Como muitos conterrâneos também, o professor decidiu se mudar de vez para a capital paulista, onde começou vida nova - obteve um visto de permanência e hoje trabalha regularmente em uma escola. "Em média, os pacientes precisam vir três a quatro vezes por ano (ao CRT), mas alguns acabam decidindo morar aqui, porque encontram uma rede de apoio muito grande. Só em São Paulo, temos 200 serviços especializados para atender pacientes com HIV", justifica a infectologista.

Gratidão

Essa rede de apoio muitas vezes também é formada por outros pacientes de fora, como o chileno Luis Antonio Vilches Torres, 53 anos, portador do vírus desde 1992 que vive no Brasil há mais de 30 anos e que ajudou outros soropositivos quando foi voluntário do projeto Cuidador Solidário. "Acho que os estrangeiros vêm pra cá esperando muito menos do que encontram", diz.

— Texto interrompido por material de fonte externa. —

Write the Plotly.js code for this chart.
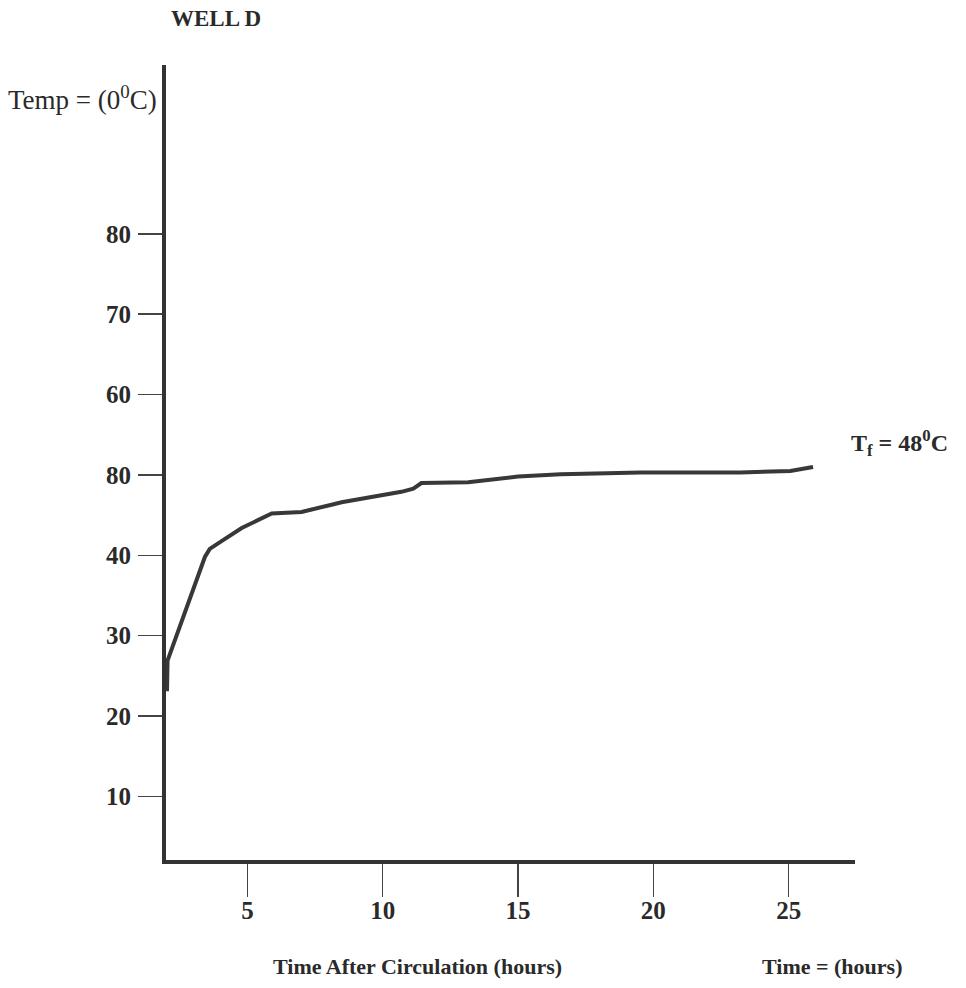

O resultado dessa "surpresa" é uma "gratidão sem fim" - Torres, por exemplo, naturalizou-se brasileiro em 2007. "Fui acolhido com amor, recebi um tratamento 'humano', que em muitos países ainda não existe. Acho que o sentimento de gratidão ao Brasil é de todos (os estrangeiros)", relata o hoteleiro aposentado, que conta ter deixado o Chile após ter sido vítima de violência e preconceito.

Segundo Denise, o tratamento aos estrangeiros é o mesmo dado aos brasileiros, e ninguém "fura fila". "Eles não 'roubam' a vaga de ninguém. Não existe a possibilidade de alguém ficar sem tratamento, todos os pacientes passam por uma triagem e começam a ser atendidos em seguida", esclarece a médica. Atualmente, o centro oferece tratamento a cerca de 5 mil pessoas, sendo mais da metade com antirretroviral.

Além disso, o Brasil exige um compromisso por parte dos países beneficiados, que devem adotar medidas de atendimento aos seus pacientes ou oferecer, em troca, experiência e medicamentos para outras doenças. "São pessoas que precisam muito. Vai ter quem diga que é caro, mas vale a pena, porque são muitas vidas salvas", conclui a médica.

De acordo com o Ministério da Saúde, entre 1980 e 2011 o Brasil registrou 608 mil casos de aids (quando a doença já se manifestou).